──────── Supplied data ────────
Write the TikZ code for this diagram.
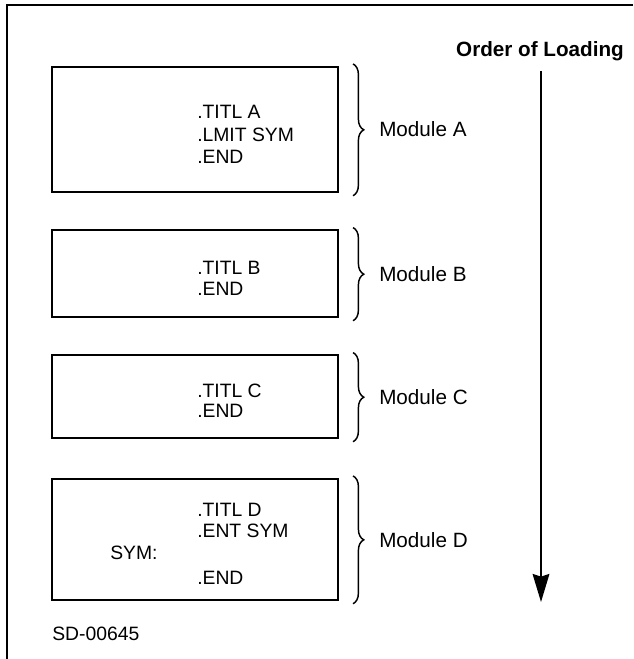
\documentclass[tikz,border=0pt]{standalone}
\usepackage{fontspec}
\setmainfont{Liberation Sans}
\usetikzlibrary{arrows.meta, positioning, decorations.pathreplacing}

\tikzset{
  modbox/.style = {draw, line width=1.6pt, minimum width=214.5pt, inner sep=0pt},
  code/.style = {anchor=base west, inner sep=0pt, font=\fontsize{14.5}{17}\selectfont},
  modlabel/.style = {anchor=base west, inner sep=0pt, font=\fontsize{15.5}{18}\selectfont},
  modbrace/.style = {decorate, decoration={brace, amplitude=8pt}, line width=1.1pt}
}

\begin{document}
\begin{tikzpicture} [x=0.75pt, y=-0.75pt]
        \useasboundingbox [fill=white] (0,0) rectangle (633,659);

        % frame
        \coordinate (fr0) at (7,659);
        \coordinate (fr1) at (7,5);
        \coordinate (fr2) at (633,5);
        \draw [line width=1.6pt] (fr0) -- (fr1) -- (fr2);

        % modules
        \node (boxA) [modbox, minimum height=93.75pt] at (195,129.5) {};
        \node (boxB) [modbox, minimum height=65.25pt] at (195,273.5) {};
        \node (boxC) [modbox, minimum height=62.25pt] at (195,396.5) {};
        \node (boxD) [modbox, minimum height=90.75pt] at (195,539.5) {};

        \node (a1) [code] at (197,119) {.TITL A};
        \node (a2) [code] at (197,142) {.LMIT SYM};
        \node (a3) [code] at (197,164) {.END};
        \node (b1) [code] at (197,274) {.TITL B};
        \node (b2) [code] at (197,295) {.END};
        \node (c1) [code] at (197,397) {.TITL C};
        \node (c2) [code] at (197,417) {.END};
        \node (d1) [code] at (197,516) {.TITL D};
        \node (d2) [code] at (197,537) {.ENT SYM};
        \node (d3) [code] at (110,559) {SYM:};
        \node (d4) [code] at (197,584) {.END};

        % braces
        \draw [modbrace] ([xshift=10.5pt, yshift=1.5pt]boxA.north east) -- ([xshift=10.5pt, yshift=-2pt]boxA.south east);
        \draw [modbrace] ([xshift=10.5pt, yshift=1pt]boxB.north east) -- ([xshift=10.5pt, yshift=-2pt]boxB.south east);
        \draw [modbrace] ([xshift=10.5pt, yshift=1pt]boxC.north east) -- ([xshift=10.5pt, yshift=-2pt]boxC.south east);
        \draw [modbrace] ([xshift=10.5pt, yshift=1.5pt]boxD.north east) -- ([xshift=10.5pt, yshift=-2pt]boxD.south east);

        \node (modA) [modlabel] at (379,137) {Module A};
        \node (modB) [modlabel] at (379,281) {Module B};
        \node (modC) [modlabel] at (379,404) {Module C};
        \node (modD) [modlabel] at (379,547) {Module D};

        % loading order
        \node (order) [anchor=base, inner sep=0pt, font=\fontsize{15.5}{18}\selectfont\bfseries] at (540,57) {Order of Loading};
        \coordinate (arrtop) at (541,71);
        \coordinate (arrend) at (541,602);
        \draw [-{Stealth[length=21pt, width=12.5pt, inset=2pt]}, line width=1.5pt] (arrtop) -- (arrend);

        \node (fig) [code] at (52,640) {SD-00645};
    \end{tikzpicture}
\end{document}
────────
# [Problem description]
Transcribe the preceding listing in its entirety and with exact wording, leaving out pictures.

# [Exercise solution]
Write the TikZ code for this diagram.
\documentclass[tikz,border=0pt]{standalone}
\usepackage{fontspec}
\setmainfont{Liberation Sans}
\usetikzlibrary{arrows.meta, positioning, decorations.pathreplacing}

\tikzset{
  modbox/.style = {draw, line width=1.6pt, minimum width=214.5pt, inner sep=0pt},
  code/.style = {anchor=base west, inner sep=0pt, font=\fontsize{14.5}{17}\selectfont},
  modlabel/.style = {anchor=base west, inner sep=0pt, font=\fontsize{15.5}{18}\selectfont},
  modbrace/.style = {decorate, decoration={brace, amplitude=8pt}, line width=1.1pt}
}

\begin{document}
\begin{tikzpicture} [x=0.75pt, y=-0.75pt]
        \useasboundingbox [fill=white] (0,0) rectangle (633,659);

        % frame
        \coordinate (fr0) at (7,659);
        \coordinate (fr1) at (7,5);
        \coordinate (fr2) at (633,5);
        \draw [line width=1.6pt] (fr0) -- (fr1) -- (fr2);

        % modules
        \node (boxA) [modbox, minimum height=93.75pt] at (195,129.5) {};
        \node (boxB) [modbox, minimum height=65.25pt] at (195,273.5) {};
        \node (boxC) [modbox, minimum height=62.25pt] at (195,396.5) {};
        \node (boxD) [modbox, minimum height=90.75pt] at (195,539.5) {};

        \node (a1) [code] at (197,119) {.TITL A};
        \node (a2) [code] at (197,142) {.LMIT SYM};
        \node (a3) [code] at (197,164) {.END};
        \node (b1) [code] at (197,274) {.TITL B};
        \node (b2) [code] at (197,295) {.END};
        \node (c1) [code] at (197,397) {.TITL C};
        \node (c2) [code] at (197,417) {.END};
        \node (d1) [code] at (197,516) {.TITL D};
        \node (d2) [code] at (197,537) {.ENT SYM};
        \node (d3) [code] at (110,559) {SYM:};
        \node (d4) [code] at (197,584) {.END};

        % braces
        \draw [modbrace] ([xshift=10.5pt, yshift=1.5pt]boxA.north east) -- ([xshift=10.5pt, yshift=-2pt]boxA.south east);
        \draw [modbrace] ([xshift=10.5pt, yshift=1pt]boxB.north east) -- ([xshift=10.5pt, yshift=-2pt]boxB.south east);
        \draw [modbrace] ([xshift=10.5pt, yshift=1pt]boxC.north east) -- ([xshift=10.5pt, yshift=-2pt]boxC.south east);
        \draw [modbrace] ([xshift=10.5pt, yshift=1.5pt]boxD.north east) -- ([xshift=10.5pt, yshift=-2pt]boxD.south east);

        \node (modA) [modlabel] at (379,137) {Module A};
        \node (modB) [modlabel] at (379,281) {Module B};
        \node (modC) [modlabel] at (379,404) {Module C};
        \node (modD) [modlabel] at (379,547) {Module D};

        % loading order
        \node (order) [anchor=base, inner sep=0pt, font=\fontsize{15.5}{18}\selectfont\bfseries] at (540,57) {Order of Loading};
        \coordinate (arrtop) at (541,71);
        \coordinate (arrend) at (541,602);
        \draw [-{Stealth[length=21pt, width=12.5pt, inset=2pt]}, line width=1.5pt] (arrtop) -- (arrend);

        \node (fig) [code] at (52,640) {SD-00645};
    \end{tikzpicture}
\end{document}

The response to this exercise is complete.